* Begin Input *

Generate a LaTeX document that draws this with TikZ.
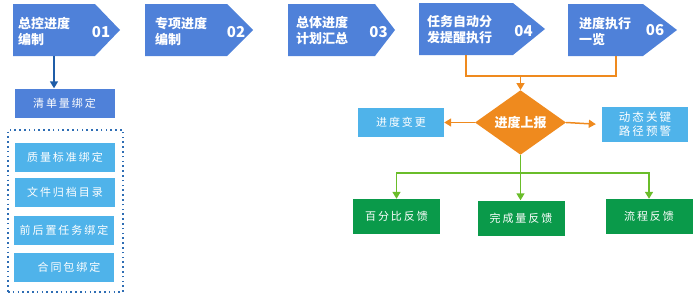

* End Input *
* Begin Input *

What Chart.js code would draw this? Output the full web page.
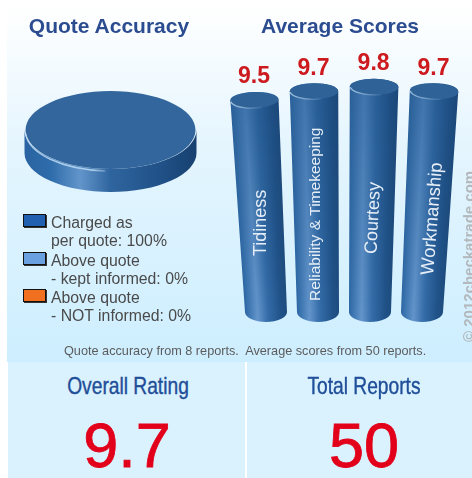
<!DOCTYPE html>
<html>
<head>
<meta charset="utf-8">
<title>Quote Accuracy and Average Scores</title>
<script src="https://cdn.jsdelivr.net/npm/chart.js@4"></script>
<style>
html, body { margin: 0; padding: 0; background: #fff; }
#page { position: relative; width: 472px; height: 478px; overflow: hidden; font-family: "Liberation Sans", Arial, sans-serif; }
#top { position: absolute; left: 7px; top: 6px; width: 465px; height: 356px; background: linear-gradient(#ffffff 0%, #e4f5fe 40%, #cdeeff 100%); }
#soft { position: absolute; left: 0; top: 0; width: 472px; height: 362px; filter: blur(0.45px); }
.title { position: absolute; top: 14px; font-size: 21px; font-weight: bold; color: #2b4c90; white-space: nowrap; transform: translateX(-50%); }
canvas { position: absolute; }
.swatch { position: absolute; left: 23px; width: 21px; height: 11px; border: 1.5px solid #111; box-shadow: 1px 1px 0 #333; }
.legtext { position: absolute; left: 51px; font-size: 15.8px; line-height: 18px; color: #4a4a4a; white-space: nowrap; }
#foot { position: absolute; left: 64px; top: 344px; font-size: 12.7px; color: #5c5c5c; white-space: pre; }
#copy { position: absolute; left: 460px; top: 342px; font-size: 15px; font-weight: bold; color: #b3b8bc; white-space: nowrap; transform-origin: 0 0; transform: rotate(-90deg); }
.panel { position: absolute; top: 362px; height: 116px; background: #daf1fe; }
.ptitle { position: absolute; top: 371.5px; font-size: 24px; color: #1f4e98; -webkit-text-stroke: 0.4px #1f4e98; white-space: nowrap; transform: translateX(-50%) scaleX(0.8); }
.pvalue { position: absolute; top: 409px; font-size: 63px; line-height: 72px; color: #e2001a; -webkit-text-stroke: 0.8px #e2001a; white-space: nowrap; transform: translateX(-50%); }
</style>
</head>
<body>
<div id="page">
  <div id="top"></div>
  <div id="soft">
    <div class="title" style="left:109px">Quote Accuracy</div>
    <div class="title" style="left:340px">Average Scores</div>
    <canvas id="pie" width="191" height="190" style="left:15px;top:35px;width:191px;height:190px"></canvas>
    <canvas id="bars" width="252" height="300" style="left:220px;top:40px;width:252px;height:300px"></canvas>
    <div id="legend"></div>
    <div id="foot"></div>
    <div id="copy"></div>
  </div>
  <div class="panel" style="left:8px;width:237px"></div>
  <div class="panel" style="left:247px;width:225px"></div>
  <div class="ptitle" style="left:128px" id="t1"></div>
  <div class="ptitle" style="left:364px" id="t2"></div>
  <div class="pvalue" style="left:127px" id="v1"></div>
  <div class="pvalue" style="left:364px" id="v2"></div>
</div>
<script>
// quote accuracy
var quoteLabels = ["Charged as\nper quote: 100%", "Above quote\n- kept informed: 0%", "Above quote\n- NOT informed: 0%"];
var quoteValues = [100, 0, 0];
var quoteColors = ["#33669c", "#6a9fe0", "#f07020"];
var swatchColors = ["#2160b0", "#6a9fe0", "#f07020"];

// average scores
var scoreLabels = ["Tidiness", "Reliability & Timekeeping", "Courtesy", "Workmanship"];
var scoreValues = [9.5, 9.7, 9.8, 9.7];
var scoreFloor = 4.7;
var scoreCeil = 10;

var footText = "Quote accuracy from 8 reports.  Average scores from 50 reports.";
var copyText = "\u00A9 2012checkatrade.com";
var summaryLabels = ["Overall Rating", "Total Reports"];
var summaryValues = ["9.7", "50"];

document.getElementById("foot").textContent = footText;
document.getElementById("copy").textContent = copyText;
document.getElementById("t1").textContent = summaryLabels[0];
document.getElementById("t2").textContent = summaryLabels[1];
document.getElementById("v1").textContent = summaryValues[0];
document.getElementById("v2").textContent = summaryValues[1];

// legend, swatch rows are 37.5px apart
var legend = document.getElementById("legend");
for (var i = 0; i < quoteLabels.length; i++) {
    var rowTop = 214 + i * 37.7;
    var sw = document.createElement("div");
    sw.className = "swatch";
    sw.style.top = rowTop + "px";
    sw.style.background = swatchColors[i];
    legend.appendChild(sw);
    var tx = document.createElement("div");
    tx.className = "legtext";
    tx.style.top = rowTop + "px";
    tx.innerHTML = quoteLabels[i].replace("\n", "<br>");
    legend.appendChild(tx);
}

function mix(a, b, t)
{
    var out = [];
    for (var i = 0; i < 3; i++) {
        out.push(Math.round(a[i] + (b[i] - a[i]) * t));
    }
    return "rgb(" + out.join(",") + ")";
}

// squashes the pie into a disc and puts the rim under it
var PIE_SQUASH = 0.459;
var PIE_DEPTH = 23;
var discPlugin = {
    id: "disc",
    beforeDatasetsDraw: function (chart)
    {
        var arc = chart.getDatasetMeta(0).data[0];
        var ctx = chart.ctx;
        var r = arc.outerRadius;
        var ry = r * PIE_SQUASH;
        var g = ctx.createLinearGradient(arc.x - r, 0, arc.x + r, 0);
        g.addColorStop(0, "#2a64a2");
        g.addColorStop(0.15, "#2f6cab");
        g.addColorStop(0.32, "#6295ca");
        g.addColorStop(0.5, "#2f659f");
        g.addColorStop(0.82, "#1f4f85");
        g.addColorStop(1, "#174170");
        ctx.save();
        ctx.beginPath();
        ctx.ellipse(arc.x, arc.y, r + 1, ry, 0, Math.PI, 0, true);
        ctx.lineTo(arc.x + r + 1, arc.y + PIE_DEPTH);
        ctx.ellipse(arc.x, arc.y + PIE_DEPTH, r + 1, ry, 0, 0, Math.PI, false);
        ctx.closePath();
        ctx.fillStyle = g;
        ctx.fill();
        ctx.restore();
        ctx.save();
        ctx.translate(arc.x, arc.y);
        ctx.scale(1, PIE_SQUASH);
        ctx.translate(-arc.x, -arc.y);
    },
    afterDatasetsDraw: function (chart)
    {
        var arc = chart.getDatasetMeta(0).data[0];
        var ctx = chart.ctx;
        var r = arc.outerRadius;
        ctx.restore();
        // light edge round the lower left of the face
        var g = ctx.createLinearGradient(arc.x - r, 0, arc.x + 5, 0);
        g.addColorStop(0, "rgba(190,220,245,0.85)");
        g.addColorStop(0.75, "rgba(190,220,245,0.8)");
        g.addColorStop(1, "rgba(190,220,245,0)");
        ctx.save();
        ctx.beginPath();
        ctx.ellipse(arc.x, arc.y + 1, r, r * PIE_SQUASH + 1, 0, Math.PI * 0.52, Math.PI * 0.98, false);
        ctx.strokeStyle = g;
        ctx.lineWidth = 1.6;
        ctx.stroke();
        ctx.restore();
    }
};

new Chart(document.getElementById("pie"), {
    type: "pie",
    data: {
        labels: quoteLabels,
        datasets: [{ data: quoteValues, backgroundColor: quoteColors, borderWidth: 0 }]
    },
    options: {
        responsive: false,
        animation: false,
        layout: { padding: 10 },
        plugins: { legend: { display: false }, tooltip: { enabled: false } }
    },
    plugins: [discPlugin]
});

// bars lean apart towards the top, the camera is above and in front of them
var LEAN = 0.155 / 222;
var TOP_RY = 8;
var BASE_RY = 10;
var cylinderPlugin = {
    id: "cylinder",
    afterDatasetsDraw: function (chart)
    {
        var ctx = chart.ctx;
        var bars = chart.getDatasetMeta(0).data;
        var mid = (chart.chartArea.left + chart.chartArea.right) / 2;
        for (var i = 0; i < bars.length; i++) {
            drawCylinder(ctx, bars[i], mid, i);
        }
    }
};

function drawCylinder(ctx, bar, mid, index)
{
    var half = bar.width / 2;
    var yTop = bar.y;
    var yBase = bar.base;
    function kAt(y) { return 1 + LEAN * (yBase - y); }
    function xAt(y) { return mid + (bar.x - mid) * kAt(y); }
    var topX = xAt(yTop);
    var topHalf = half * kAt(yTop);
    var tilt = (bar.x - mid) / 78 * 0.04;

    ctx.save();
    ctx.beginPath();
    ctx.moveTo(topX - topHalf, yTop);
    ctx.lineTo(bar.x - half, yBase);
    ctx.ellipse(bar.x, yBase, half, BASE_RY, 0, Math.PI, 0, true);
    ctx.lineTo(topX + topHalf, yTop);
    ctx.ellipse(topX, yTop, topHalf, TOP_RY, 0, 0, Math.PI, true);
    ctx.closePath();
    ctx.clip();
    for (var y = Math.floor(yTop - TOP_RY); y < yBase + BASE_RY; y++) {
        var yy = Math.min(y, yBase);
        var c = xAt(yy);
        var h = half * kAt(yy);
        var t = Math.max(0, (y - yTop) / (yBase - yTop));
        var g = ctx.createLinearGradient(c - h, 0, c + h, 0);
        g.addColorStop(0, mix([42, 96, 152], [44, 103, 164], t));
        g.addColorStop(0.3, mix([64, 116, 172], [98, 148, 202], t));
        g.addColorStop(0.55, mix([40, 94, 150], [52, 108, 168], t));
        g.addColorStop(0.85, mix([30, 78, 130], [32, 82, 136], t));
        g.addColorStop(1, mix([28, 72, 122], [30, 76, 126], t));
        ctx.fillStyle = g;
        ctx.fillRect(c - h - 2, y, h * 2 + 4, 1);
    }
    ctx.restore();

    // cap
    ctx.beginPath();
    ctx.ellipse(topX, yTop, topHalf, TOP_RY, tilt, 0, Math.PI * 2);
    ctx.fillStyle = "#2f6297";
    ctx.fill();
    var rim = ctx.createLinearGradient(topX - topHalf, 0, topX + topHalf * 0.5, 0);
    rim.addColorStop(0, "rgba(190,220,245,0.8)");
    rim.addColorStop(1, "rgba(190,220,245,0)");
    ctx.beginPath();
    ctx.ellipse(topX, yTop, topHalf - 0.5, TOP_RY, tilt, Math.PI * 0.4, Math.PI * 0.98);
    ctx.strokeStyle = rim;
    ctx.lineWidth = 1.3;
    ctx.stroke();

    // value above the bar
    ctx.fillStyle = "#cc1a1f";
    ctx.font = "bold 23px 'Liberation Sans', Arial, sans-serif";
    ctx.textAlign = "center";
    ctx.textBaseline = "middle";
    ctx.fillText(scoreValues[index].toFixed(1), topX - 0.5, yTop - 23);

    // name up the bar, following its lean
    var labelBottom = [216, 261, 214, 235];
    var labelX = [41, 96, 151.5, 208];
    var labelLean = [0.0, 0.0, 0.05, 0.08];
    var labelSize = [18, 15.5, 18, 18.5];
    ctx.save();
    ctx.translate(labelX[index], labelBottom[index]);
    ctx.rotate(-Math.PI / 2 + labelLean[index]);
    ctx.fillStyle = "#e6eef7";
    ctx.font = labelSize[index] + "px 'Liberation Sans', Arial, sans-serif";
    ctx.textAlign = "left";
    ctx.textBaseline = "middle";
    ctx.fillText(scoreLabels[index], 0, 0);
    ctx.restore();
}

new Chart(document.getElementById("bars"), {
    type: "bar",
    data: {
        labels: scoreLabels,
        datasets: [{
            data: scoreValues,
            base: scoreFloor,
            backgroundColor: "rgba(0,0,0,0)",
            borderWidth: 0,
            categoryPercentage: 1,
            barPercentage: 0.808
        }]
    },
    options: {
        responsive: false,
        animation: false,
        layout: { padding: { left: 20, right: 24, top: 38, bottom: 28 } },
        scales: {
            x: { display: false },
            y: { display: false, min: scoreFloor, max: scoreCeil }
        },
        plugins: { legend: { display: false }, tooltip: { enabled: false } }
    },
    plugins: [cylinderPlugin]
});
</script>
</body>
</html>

* End Input *

▸ Set task:
Give the count of lines in the listing above that include "document", with no other words.

▸ Solution to this exercise:
12